Humans are fallible. Even the ones that are meant to be well trained.
I spent years in America on a visa that nobody recognised because there are so few in circulation (E3). I almost got arrested at a DMV because a police officer went on a power trip about me being in the country illegally because of the date on my Verizon bill being before my visa start date. On the same day I had a DMV employee refuse me a drivers license three times (I waited for him to finish his shift and the next person who came on processed me no worries). I had to argue with the IRS sending me a $10,000 bill for 3 months of income and my entitlement to file a 1040-NR. I had to explain to the lady at the social security office on two separate occasions about my right to an SSN on my visa. Every time I only got a positive outcome only when I escalated to the persons superior.
So as to what went wrong, the agent made a mistake. It happens. It happens all the time. As for how to avoid it? You need to know the system better than everyone. And I mean that. You need to know your rights and the laws that enforce your rights so that when you get into a disagreement with an official you can request to speak to their supervisor and present the supervisor with the correct information.

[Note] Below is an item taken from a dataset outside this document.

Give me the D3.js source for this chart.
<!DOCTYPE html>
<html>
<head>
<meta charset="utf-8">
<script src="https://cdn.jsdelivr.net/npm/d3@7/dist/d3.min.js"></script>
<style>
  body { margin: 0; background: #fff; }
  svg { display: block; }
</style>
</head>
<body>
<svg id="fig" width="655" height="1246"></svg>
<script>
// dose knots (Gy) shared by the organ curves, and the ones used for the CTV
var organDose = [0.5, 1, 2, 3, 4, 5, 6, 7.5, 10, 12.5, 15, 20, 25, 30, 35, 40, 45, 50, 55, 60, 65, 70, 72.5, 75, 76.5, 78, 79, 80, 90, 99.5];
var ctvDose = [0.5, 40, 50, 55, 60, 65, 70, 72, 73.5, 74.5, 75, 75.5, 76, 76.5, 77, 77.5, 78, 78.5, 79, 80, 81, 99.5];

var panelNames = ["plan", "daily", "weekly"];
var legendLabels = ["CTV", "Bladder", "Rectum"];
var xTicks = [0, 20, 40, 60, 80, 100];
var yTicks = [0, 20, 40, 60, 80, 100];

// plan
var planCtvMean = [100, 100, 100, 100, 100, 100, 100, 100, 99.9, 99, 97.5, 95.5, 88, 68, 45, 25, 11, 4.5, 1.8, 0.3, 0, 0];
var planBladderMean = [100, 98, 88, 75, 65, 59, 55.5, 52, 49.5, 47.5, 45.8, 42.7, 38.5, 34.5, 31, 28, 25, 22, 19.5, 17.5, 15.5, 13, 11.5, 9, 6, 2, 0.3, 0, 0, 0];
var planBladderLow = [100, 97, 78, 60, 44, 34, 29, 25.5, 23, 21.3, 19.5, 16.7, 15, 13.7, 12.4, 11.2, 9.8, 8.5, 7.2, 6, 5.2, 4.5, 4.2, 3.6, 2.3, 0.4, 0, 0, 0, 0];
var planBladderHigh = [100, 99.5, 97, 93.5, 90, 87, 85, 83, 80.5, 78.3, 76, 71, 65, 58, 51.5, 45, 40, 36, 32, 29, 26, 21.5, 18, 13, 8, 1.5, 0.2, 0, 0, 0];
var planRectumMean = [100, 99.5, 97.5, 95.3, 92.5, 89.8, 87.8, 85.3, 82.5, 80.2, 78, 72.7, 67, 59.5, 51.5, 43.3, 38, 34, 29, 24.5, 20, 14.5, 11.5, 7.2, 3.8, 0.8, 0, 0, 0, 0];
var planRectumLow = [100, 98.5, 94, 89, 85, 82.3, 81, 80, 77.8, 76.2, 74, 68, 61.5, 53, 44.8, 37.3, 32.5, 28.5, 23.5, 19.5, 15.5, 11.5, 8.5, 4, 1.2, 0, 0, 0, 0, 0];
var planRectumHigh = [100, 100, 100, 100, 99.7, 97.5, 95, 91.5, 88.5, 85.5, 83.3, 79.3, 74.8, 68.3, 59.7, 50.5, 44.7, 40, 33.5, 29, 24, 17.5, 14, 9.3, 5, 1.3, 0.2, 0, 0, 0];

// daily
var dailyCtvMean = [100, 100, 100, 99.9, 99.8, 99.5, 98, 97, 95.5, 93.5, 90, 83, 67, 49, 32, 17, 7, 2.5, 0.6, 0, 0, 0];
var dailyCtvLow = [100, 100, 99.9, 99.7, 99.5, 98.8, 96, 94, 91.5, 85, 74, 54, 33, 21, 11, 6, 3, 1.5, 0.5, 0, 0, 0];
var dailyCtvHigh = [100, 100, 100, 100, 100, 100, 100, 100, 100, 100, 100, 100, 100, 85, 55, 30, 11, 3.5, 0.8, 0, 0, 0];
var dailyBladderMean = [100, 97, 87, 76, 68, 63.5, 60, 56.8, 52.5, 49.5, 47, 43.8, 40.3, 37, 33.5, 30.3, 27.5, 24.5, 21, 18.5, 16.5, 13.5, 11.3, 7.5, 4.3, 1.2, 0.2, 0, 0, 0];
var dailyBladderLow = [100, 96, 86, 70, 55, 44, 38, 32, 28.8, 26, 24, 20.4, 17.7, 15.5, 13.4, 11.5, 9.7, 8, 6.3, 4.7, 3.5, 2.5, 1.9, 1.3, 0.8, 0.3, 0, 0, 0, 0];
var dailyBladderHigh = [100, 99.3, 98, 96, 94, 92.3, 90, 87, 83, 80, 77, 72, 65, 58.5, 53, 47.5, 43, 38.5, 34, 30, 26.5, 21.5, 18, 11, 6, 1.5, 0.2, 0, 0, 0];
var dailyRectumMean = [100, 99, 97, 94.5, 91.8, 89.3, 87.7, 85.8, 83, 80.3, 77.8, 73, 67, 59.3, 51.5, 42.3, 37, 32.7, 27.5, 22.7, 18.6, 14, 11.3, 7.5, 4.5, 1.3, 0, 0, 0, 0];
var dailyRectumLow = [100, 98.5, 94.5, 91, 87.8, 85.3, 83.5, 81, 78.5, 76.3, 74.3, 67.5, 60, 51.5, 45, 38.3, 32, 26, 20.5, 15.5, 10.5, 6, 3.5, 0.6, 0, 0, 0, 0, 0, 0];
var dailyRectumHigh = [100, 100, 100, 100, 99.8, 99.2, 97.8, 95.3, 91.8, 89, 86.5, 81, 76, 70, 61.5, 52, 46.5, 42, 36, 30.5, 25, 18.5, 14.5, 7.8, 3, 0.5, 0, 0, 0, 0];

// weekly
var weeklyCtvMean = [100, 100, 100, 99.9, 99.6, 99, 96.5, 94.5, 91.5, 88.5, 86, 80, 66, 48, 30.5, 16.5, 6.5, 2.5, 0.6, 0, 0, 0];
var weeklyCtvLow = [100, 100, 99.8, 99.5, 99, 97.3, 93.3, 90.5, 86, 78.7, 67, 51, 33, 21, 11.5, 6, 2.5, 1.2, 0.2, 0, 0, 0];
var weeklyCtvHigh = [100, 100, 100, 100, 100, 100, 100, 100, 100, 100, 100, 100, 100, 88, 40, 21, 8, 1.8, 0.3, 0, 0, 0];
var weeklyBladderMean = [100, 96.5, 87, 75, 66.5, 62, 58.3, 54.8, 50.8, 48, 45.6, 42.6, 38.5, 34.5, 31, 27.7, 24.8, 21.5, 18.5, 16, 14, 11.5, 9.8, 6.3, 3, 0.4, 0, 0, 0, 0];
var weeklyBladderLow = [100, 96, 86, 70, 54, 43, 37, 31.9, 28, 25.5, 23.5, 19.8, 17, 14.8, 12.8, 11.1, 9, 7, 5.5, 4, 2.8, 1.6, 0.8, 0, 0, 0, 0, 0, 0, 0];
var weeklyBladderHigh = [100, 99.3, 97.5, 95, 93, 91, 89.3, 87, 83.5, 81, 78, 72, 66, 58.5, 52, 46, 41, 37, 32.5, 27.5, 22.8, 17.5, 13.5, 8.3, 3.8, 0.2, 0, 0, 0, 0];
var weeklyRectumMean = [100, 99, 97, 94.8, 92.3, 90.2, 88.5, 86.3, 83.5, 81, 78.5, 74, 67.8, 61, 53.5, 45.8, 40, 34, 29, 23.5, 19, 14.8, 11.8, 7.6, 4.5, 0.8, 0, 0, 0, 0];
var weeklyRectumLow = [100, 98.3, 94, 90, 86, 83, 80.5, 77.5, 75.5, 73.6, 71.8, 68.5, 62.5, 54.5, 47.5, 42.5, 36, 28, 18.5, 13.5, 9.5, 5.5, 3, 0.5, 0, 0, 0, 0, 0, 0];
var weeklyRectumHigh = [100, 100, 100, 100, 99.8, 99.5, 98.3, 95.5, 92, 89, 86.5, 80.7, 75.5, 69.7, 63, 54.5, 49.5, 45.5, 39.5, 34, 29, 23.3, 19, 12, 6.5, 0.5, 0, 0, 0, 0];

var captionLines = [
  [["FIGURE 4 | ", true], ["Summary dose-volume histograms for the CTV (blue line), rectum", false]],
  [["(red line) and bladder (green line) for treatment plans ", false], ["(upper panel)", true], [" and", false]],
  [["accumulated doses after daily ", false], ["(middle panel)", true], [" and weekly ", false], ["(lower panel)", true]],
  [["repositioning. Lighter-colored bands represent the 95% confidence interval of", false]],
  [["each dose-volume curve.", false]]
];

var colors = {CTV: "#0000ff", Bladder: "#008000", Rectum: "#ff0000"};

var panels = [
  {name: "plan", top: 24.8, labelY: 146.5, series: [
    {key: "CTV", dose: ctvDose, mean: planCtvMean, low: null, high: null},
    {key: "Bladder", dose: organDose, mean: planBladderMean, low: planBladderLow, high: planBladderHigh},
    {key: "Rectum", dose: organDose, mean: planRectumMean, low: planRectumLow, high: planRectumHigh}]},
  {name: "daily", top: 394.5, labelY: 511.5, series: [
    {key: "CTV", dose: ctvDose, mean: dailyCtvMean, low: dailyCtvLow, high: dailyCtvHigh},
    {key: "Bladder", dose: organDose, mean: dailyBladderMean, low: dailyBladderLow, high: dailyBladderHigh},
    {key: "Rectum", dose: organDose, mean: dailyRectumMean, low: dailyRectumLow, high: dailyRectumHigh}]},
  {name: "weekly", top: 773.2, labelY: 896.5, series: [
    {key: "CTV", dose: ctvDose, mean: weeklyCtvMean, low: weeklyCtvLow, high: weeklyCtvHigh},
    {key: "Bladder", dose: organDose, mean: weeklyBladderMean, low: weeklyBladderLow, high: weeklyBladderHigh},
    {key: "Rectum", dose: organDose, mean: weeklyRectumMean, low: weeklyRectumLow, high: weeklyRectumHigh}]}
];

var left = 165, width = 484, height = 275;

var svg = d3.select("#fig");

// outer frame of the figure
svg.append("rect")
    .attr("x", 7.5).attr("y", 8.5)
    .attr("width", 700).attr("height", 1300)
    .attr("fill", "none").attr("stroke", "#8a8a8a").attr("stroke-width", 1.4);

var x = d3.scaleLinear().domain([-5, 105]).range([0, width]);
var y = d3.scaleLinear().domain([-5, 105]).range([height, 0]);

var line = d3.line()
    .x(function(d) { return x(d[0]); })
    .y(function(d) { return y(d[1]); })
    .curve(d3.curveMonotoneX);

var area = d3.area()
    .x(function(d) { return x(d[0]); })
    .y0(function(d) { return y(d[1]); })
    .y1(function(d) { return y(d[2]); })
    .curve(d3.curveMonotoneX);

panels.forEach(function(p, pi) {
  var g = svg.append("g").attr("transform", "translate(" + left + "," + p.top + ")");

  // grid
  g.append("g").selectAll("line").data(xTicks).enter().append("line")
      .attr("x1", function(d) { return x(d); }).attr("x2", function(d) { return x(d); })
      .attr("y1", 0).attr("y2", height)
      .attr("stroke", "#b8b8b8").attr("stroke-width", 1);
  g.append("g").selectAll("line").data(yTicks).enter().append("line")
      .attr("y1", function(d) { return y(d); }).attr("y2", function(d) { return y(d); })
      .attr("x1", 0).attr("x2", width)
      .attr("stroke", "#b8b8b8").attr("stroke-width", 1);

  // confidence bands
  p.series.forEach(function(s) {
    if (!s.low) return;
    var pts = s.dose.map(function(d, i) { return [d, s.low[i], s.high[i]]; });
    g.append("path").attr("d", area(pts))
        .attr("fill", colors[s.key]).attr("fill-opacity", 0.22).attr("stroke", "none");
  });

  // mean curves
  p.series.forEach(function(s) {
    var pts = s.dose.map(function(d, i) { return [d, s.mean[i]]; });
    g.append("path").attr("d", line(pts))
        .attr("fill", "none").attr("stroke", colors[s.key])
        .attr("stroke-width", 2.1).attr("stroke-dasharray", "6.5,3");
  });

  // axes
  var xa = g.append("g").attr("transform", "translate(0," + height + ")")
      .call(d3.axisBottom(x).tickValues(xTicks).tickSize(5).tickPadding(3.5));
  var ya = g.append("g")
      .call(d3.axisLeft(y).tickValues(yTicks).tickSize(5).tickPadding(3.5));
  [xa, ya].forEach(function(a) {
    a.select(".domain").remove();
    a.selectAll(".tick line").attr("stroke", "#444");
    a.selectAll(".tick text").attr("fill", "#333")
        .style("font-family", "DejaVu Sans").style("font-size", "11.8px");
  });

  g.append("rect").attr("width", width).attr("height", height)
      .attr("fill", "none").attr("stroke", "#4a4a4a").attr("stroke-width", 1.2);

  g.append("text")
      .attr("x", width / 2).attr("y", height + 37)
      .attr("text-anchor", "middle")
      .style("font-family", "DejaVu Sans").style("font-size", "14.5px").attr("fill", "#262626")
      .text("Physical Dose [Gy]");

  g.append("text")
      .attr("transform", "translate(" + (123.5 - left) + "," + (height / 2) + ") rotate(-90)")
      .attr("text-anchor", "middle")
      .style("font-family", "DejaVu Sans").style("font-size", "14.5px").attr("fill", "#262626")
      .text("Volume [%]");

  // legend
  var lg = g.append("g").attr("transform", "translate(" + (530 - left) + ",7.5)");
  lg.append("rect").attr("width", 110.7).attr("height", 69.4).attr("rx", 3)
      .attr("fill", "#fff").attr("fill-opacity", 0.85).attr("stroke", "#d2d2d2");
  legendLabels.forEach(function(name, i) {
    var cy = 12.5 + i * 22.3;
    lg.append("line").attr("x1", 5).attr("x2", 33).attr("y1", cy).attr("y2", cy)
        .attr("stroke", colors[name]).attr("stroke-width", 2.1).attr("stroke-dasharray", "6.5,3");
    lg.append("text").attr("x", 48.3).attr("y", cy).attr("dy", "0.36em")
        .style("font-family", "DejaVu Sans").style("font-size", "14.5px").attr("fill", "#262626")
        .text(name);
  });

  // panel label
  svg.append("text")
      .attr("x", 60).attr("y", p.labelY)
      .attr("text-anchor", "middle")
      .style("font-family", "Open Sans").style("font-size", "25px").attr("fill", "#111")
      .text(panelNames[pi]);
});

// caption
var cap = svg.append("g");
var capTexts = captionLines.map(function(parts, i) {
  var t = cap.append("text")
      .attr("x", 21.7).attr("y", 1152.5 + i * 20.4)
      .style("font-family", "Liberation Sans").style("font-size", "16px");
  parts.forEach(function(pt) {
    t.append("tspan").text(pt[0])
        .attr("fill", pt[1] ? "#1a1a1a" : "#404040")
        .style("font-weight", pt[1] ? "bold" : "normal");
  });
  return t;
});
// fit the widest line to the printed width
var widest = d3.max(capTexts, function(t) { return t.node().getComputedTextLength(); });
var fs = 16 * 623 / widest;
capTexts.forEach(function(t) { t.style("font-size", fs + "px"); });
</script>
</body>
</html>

And then cross your fingers that the supervisor is not having a bad day and decides to take it out on you.
As an aside: I also had issues boarding a flight the USA, alone, on a one-way ticket. The gate agent quizzed me heavily, and then a seperate security guard asked me a bunch of questions on behalf of the US Government (apparently), and then I got flagged SSSS
on my ticket which means you’re going to get delayed at every single security checkpoint and get touched in personal places and maybe even miss your connecting flight because you’re waiting for the single security person working at LAX at 5:30am to come back so they can excruciatingly go through every single item in your luggage and then not repack it neatly. Or so I’ve heard.
Update: If you wanted to print out your requirements to show to an uncooperative gate agent and you believe you are in the right, you would want to show them the IATA Timatic information for your flight. Public access to the system comes and goes over time as airlines add/remove functionality from their websites. However as of May 2019 you can access https://skyteam.traveldoc.aero/
For example:
This is only very basic information however you can see the part highlighted in yellow that states
Passengers not holding onward/return tickets or other acceptable evidence of onward/return travel may be refused entry.

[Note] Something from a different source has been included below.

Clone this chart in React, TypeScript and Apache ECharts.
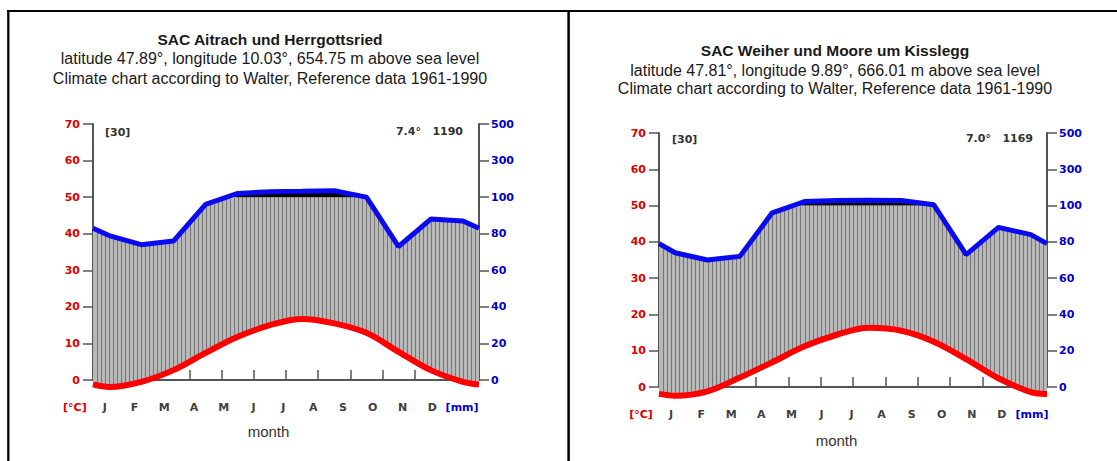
import React, { useEffect, useRef } from "react";
import * as echarts from "echarts";

// ---- data ----
const monthLabels = ["J", "F", "M", "A", "M", "J", "J", "A", "S", "O", "N", "D"];
const axisLabelRow = ["[°C]", ...monthLabels, "[mm]"];

// SAC Aitrach und Herrgottsried
const tempAitrach = [-1.9, -0.5, 2.7, 7.4, 11.8, 15.0, 16.7, 15.5, 12.9, 7.7, 2.7, -0.5];
const precAitrach = [79, 74, 76, 96, 120, 130, 132, 135, 100, 73, 88, 87];

// SAC Weiher und Moore um Kisslegg
const tempKisslegg = [-2.4, -1.2, 2.6, 6.8, 11.2, 14.4, 16.3, 15.5, 12.5, 7.7, 2.4, -1.4];
const precKisslegg = [74, 70, 72, 96, 122, 128, 130, 128, 104, 73, 88, 84];

const titlesAitrach = [
  "SAC Aitrach und Herrgottsried",
  "latitude 47.89°, longitude 10.03°, 654.75 m above sea level",
  "Climate chart according to Walter, Reference data 1961-1990",
];
const titlesKisslegg = [
  "SAC Weiher und Moore um Kisslegg",
  "latitude 47.81°, longitude 9.89°, 666.01 m above sea level",
  "Climate chart according to Walter, Reference data 1961-1990",
];
const infoAitrach = { years: "[30]", mean: "7.4°", total: "1190" };
const infoKisslegg = { years: "[30]", mean: "7.0°", total: "1169" };

// Walter scale: 1 °C = 2 mm up to 100 mm, above that 1 °C = 20 mm
const scalePrec = (mm: number) => (mm <= 100 ? mm / 2 : 50 + (mm - 100) / 20);
const precLabel = (v: number) => String(v <= 50 ? v * 2 : 100 + (v - 50) * 20);

// month centres plus year-wrapping edge points
function withEdges(vals: number[]) {
  const edge = (vals[0] + vals[vals.length - 1]) / 2;
  return [edge, ...vals, edge];
}
const xs = [0, ...monthLabels.map((_, i) => i + 0.5), 12];

function interp(x: number, xv: number[], yv: number[]) {
  for (let i = 0; i < xv.length - 1; i++) {
    if (x >= xv[i] && x <= xv[i + 1]) {
      const f = (x - xv[i]) / (xv[i + 1] - xv[i]);
      return yv[i] + f * (yv[i + 1] - yv[i]);
    }
  }
  return yv[yv.length - 1];
}

function makeFill(t: number[], p: number[]) {
  return (params: any, api: any) => {
    if (params.dataIndex !== 0) return null;
    const top = p.map((v) => Math.min(v, 50));
    const lower = xs.map((x, i) => api.coord([x, t[i]]));
    const upper = xs.map((x, i) => api.coord([x, top[i]])).reverse();
    const children: any[] = [
      { type: "polygon", shape: { points: lower.concat(upper) }, style: { fill: "#b8b8b8" } },
    ];
    const N = 96;
    for (let k = 1; k < N; k++) {
      const x = (k * 12) / N;
      const a = api.coord([x, interp(x, xs, t)]);
      const b = api.coord([x, interp(x, xs, top)]);
      const px = Math.round(a[0]) + 0.5;
      children.push({
        type: "line",
        shape: { x1: px, y1: a[1], x2: px, y2: b[1] },
        style: { stroke: "#767676", lineWidth: 1 },
      });
    }
    // perhumid part (> 100 mm) in black
    const blk: number[][] = [api.coord([0, 50])];
    for (let i = 0; i < xs.length; i++) {
      blk.push(api.coord([xs[i], Math.max(p[i], 50)]));
      if (i < xs.length - 1 && (p[i] - 50) * (p[i + 1] - 50) < 0) {
        const xc = xs[i] + ((50 - p[i]) / (p[i + 1] - p[i])) * (xs[i + 1] - xs[i]);
        blk.push(api.coord([xc, 50]));
      }
    }
    blk.push(api.coord([12, 50]));
    children.push({ type: "polygon", shape: { points: blk }, style: { fill: "#000" } });
    return { type: "group", children };
  };
}

const smallFont = "DejaVu Sans";
const titleFont = "Liberation Sans";

export default function App() {
  const ref = useRef<HTMLDivElement>(null);
  useEffect(() => {
    if (!ref.current) return;
    const chart = echarts.init(ref.current, null, { renderer: "svg" });

    const panels = [
      {
        temp: tempAitrach, prec: precAitrach, titles: titlesAitrach, info: infoAitrach,
        grid: { left: 93, top: 124, width: 386, height: 256 },
        labelGrid: { left: 60, top: 370, width: 417, height: 10 },
        titleX: 270, titleTops: [31, 50, 70], nameGap: 44,
        yearsPos: [105, 132], infoRight: [463, 131],
      },
      {
        temp: tempKisslegg, prec: precKisslegg, titles: titlesKisslegg, info: infoKisslegg,
        grid: { left: 659, top: 133, width: 388, height: 254 },
        labelGrid: { left: 626, top: 377, width: 421, height: 10 },
        titleX: 835, titleTops: [42, 62, 80], nameGap: 46,
        yearsPos: [672, 139], infoRight: [1033, 138],
      },
    ];

    const grids: any[] = [];
    const xAxes: any[] = [];
    const yAxes: any[] = [];
    const series: any[] = [];
    const titles: any[] = [];
    const graphics: any[] = [];

    panels.forEach((pn) => {
      const t = withEdges(pn.temp);
      const p = withEdges(pn.prec.map(scalePrec));
      const gMain = grids.length;
      grids.push({ ...pn.grid, containLabel: false });
      const gLab = grids.length;
      grids.push({ ...pn.labelGrid, containLabel: false });

      const xMain = xAxes.length;
      xAxes.push({
        type: "value", gridIndex: gMain, min: 0, max: 12, interval: 1,
        axisLine: { show: true, onZero: true, lineStyle: { color: "#555", width: 2 } },
        axisTick: { show: true, inside: true, length: 10, lineStyle: { color: "#555", width: 1.5 } },
        axisLabel: { show: false }, splitLine: { show: false },
      });
      xAxes.push({
        type: "category", gridIndex: gLab, boundaryGap: true,
        data: axisLabelRow.map((_, i) => String(i)),
        axisLine: { show: false }, axisTick: { show: false }, splitLine: { show: false },
        axisLabel: {
          interval: 0, margin: 22,
          formatter: (_v: string, i: number) => {
            const s = axisLabelRow[i];
            if (i === 0) return "{r|" + s + "}";
            if (i === axisLabelRow.length - 1) return "{b|" + s + "}";
            return "{m|" + s + "}";
          },
          rich: {
            r: { color: "#dd0000", fontWeight: "bold", fontSize: 11, fontFamily: smallFont },
            b: { color: "#0000cc", fontWeight: "bold", fontSize: 11, fontFamily: smallFont },
            m: { color: "#404040", fontWeight: "bold", fontSize: 11, fontFamily: smallFont },
          },
        },
        name: "month", nameLocation: "middle", nameGap: pn.nameGap,
        nameTextStyle: { color: "#333", fontSize: 15, fontFamily: titleFont },
      });

      const yLeft = yAxes.length;
      yAxes.push({
        type: "value", gridIndex: gMain, min: 0, max: 70, interval: 10, position: "left",
        axisLine: { show: true, lineStyle: { color: "#555", width: 2 } },
        axisTick: { show: true, length: 10, lineStyle: { color: "#555", width: 1.5 } },
        axisLabel: { color: "#dd0000", fontWeight: "bold", fontSize: 11, fontFamily: smallFont, margin: 13 },
        splitLine: { show: false },
      });
      yAxes.push({
        type: "value", gridIndex: gMain, min: 0, max: 70, interval: 10, position: "right",
        axisLine: { show: true, lineStyle: { color: "#555", width: 2 } },
        axisTick: { show: true, length: 10, lineStyle: { color: "#555", width: 1.5 } },
        axisLabel: {
          color: "#0000cc", fontWeight: "bold", fontSize: 11, fontFamily: smallFont, margin: 12,
          formatter: (v: number) => precLabel(v),
        },
        splitLine: { show: false },
      });
      yAxes.push({ type: "value", gridIndex: gLab, show: false });

      series.push({
        type: "custom", xAxisIndex: xMain, yAxisIndex: yLeft, silent: true, z: 1, clip: false,
        data: [[0, 0]], renderItem: makeFill(t, p),
      });
      series.push({
        type: "line", xAxisIndex: xMain, yAxisIndex: yLeft, z: 3, symbol: "none", silent: true,
        clip: false, data: xs.map((x, i) => [x, p[i]]),
        lineStyle: { color: "#0a0af0", width: 5 },
      });
      series.push({
        type: "line", xAxisIndex: xMain, yAxisIndex: yLeft, z: 4, symbol: "none", silent: true,
        clip: false, smooth: 0.35, data: xs.map((x, i) => [x, t[i]]),
        lineStyle: { color: "#ff0000", width: 6 },
      });

      pn.titles.forEach((txt, li) => {
        titles.push({
          text: txt, left: pn.titleX, top: pn.titleTops[li], textAlign: "center", padding: 0,
          textStyle: {
            fontFamily: titleFont, fontSize: li === 0 ? 15.5 : 16,
            fontWeight: li === 0 ? "bold" : "normal", color: "#1a1a1a",
          },
        });
      });

      graphics.push({
        type: "text", x: pn.yearsPos[0], y: pn.yearsPos[1],
        style: {
          text: pn.info.years, fill: "#333", font: `bold 11px "${smallFont}"`,
          textAlign: "left", textVerticalAlign: "middle", align: "left", verticalAlign: "middle",
        },
      });
      graphics.push({
        type: "text", x: pn.infoRight[0], y: pn.infoRight[1],
        style: {
          text: pn.info.mean + "   " + pn.info.total, fill: "#333", font: `bold 11px "${smallFont}"`,
          textAlign: "right", textVerticalAlign: "middle", align: "right", verticalAlign: "middle",
        },
      });
    });

    // table borders
    graphics.push({ type: "line", shape: { x1: 7, y1: 11, x2: 1117, y2: 11 }, style: { stroke: "#000", lineWidth: 2 } });
    graphics.push({ type: "line", shape: { x1: 8.3, y1: 10, x2: 8.3, y2: 461 }, style: { stroke: "#000", lineWidth: 2.3 } });
    graphics.push({ type: "line", shape: { x1: 568.6, y1: 10, x2: 568.6, y2: 461 }, style: { stroke: "#000", lineWidth: 2.5 } });

    chart.setOption({
      animation: false,
      backgroundColor: "#fff",
      title: titles,
      grid: grids,
      xAxis: xAxes,
      yAxis: yAxes,
      series,
      graphic: graphics,
    });
    return () => chart.dispose();
  }, []);

  return (
    <div
      ref={ref}
      style={{ position: "fixed", left: 0, top: 0, width: 1117, height: 461, background: "#fff" }}
    />
  );
}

My guess is that this is what the agent fixated on, ignoring your visa for whatever reason. So in this case having the document may not have actually helped, but knowing your rights may have.
There is a more complicated but slightly more comprehensive check at https://www.timaticweb2.com/integration/external.php?ref=d975cfc59f5c0abd06d16e872198110b
This basically says the same information, giving more evidence that your agent was being ignorant.